# Physics 3750: Quantum Physics I

**3750 Quantum Physics I** introduces the foundational techniques that are required to understand the physics of atoms and molecules. Beginning with the wave-particle duality of nature, the wave function and the time-independent Schrodinger equation, techniques to calculate wave functions and macroscopic observables in simple one-dimensional models are covered. The three-dimensional hydrogen atom, the simplest real-life system that allows for a quantitative quantum description, is then examined in detail.

CO: Mathematics 2000. PHYS 3220 is recommended.

PR: PHYS 2750 (or 2056 or CHEM 2302), Mathematics 2000. PHYS 3220 is recommended.
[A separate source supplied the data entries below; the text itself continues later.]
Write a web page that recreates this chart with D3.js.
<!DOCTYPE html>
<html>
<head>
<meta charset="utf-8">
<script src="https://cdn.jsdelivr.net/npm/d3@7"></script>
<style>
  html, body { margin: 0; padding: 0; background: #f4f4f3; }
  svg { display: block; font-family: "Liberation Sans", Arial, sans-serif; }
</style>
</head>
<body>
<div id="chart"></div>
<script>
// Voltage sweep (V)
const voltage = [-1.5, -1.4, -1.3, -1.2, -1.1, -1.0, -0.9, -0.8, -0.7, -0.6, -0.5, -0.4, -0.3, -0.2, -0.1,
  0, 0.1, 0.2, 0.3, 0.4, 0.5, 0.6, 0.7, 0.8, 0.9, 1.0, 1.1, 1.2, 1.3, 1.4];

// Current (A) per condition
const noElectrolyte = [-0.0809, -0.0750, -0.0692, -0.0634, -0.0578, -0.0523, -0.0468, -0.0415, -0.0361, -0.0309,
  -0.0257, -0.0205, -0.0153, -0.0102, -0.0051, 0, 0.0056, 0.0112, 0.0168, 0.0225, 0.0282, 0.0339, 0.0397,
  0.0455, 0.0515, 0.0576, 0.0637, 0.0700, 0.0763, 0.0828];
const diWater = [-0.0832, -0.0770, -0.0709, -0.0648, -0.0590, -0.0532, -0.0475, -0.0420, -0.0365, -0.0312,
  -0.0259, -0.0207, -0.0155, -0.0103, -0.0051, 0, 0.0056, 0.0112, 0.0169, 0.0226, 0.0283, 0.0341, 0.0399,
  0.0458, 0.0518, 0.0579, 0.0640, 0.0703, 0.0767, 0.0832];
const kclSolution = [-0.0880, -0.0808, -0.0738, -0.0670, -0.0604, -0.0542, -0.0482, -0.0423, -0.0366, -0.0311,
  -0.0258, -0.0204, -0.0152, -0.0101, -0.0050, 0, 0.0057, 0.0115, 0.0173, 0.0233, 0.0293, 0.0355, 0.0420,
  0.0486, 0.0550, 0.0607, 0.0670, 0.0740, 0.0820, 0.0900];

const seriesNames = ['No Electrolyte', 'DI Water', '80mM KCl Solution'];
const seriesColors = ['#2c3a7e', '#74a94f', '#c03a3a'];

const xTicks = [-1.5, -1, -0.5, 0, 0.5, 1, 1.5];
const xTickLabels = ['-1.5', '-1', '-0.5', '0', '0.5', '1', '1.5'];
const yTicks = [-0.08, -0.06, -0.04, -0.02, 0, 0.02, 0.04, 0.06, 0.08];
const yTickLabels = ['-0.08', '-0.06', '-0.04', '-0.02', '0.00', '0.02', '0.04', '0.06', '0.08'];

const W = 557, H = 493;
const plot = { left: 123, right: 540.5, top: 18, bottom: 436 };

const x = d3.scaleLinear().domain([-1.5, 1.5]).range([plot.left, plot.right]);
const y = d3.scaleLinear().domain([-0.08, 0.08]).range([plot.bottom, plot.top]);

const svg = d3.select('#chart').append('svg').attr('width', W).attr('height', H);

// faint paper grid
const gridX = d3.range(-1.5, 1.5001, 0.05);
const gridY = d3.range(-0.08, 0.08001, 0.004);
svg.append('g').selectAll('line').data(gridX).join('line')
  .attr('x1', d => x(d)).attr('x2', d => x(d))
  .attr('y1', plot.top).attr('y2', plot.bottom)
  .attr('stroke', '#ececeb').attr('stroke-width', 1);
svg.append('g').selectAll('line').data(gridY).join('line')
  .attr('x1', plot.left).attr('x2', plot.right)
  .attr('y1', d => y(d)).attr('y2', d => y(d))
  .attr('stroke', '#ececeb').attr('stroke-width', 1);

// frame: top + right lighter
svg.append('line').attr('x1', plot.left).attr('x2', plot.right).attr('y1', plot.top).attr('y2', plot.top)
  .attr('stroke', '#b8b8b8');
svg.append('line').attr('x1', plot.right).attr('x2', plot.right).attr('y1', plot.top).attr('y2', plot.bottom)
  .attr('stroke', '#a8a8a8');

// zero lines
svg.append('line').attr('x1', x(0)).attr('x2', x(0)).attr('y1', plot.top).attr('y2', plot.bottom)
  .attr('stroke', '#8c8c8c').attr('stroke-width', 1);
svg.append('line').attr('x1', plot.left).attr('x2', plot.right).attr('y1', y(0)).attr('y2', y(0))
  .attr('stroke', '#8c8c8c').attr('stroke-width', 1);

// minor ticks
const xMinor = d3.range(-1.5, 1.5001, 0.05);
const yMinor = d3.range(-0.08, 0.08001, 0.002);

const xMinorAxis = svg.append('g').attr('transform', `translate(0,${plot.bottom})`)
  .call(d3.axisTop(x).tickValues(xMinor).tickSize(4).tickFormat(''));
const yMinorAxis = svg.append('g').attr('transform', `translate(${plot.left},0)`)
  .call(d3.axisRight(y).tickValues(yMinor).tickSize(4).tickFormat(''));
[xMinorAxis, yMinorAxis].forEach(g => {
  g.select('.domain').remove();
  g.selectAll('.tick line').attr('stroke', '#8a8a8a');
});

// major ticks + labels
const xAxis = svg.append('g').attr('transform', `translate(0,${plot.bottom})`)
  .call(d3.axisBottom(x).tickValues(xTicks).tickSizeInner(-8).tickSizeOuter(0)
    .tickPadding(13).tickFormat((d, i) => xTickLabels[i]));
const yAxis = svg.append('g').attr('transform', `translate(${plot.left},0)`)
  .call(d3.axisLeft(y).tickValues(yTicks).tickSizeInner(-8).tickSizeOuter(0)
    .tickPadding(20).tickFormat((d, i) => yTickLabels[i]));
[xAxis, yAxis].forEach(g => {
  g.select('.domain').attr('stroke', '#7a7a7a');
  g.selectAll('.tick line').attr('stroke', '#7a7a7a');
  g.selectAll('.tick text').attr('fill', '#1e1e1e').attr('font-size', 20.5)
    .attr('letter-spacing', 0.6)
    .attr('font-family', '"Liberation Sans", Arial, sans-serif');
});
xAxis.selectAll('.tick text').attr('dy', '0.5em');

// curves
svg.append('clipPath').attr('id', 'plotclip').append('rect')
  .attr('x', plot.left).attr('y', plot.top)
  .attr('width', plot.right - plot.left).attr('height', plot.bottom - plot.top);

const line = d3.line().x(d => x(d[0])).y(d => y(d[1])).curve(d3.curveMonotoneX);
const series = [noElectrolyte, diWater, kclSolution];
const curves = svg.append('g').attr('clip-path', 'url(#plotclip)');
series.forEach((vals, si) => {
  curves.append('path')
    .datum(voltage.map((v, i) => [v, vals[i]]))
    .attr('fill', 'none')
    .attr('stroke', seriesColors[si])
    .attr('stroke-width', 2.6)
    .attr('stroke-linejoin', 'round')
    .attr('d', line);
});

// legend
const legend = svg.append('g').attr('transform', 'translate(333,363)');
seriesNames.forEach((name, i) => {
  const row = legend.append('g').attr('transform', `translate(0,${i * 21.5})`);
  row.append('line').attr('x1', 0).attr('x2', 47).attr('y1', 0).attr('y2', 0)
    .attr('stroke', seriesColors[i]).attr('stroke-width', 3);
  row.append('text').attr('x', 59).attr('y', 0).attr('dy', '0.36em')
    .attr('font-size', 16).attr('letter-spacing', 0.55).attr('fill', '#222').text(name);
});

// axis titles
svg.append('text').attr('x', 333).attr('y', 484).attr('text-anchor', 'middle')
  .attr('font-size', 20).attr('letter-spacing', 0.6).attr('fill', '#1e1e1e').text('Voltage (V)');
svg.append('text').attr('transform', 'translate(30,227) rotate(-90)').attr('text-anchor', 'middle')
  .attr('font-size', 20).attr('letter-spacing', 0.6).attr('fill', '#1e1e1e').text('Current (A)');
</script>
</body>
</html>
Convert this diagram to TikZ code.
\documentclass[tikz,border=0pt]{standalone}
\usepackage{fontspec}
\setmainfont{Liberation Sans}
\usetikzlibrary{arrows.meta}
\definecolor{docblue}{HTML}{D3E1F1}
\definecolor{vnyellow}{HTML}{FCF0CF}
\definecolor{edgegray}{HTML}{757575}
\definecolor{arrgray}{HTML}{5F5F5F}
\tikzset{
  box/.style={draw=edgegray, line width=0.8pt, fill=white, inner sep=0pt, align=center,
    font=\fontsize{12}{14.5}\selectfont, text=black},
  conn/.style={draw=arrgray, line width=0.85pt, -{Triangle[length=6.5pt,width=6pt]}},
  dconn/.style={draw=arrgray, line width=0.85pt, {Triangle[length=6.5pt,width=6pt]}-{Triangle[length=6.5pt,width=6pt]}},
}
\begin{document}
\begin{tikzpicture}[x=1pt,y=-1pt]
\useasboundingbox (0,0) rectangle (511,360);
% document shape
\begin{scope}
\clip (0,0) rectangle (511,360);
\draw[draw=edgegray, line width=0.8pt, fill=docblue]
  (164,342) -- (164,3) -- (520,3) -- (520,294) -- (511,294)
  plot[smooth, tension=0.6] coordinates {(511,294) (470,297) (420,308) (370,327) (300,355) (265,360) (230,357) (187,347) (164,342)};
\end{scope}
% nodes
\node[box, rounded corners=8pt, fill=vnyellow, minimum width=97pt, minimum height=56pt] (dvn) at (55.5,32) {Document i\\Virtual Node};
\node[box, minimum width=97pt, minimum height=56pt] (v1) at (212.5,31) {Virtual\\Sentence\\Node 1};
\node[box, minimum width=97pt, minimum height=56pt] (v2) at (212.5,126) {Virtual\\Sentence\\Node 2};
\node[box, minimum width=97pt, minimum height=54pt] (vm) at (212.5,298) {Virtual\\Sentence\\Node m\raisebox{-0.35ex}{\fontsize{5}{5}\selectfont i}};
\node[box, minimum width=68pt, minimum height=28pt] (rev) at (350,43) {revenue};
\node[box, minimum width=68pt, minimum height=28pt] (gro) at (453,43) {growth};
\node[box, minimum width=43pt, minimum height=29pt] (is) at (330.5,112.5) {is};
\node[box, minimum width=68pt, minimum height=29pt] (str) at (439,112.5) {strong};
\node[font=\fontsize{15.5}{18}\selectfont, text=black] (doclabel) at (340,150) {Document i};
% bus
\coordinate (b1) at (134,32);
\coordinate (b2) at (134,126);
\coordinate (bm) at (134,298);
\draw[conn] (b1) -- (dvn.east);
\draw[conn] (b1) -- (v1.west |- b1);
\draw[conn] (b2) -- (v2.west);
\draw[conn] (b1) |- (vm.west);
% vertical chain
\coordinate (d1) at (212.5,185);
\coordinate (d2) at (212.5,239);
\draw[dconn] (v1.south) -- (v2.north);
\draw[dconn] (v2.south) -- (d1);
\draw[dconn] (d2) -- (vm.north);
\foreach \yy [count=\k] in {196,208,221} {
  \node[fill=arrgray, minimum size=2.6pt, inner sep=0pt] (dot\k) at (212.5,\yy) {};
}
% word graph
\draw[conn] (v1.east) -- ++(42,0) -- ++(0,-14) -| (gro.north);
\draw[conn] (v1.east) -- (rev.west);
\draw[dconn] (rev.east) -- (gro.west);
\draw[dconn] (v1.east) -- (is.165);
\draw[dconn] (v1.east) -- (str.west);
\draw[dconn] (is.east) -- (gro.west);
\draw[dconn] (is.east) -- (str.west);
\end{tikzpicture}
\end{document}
One of the most important developments in twentieth-century physics was the discovery of quantum physics. The "quantum" in quantum physics relates to the discreteness in the energy levels of atoms, which was discovered in early optical spectroscopy experiments. In this course, we will introduce the wave function, the de Broglie wavelength, the Uncertainty Principle, and the time-independent and time-dependent Schrodinger's equation. Then we will learn techniques to calculate the wave function, the probability density and macroscopic observables for particles in simple one-dimensional potentials: the infinite and finite potential well, the harmonic oscillator, the free particle and the delta function potential. Within this simplified context, we will perform calculations of the transmission coefficients, and see the phenomenon of quantum tunneling. Then, after some attention to the formal structure which will introduce operators and commutation relations and the uncertainty principle, we will embark on a problem of great importance: the energy levels of the hydrogen atom, which allows one finally connect our study of quantum theory to the experiments that sparked the discovery of quantum physics. More advanced topics are then covered, either in class lectures, or via guided student term projects.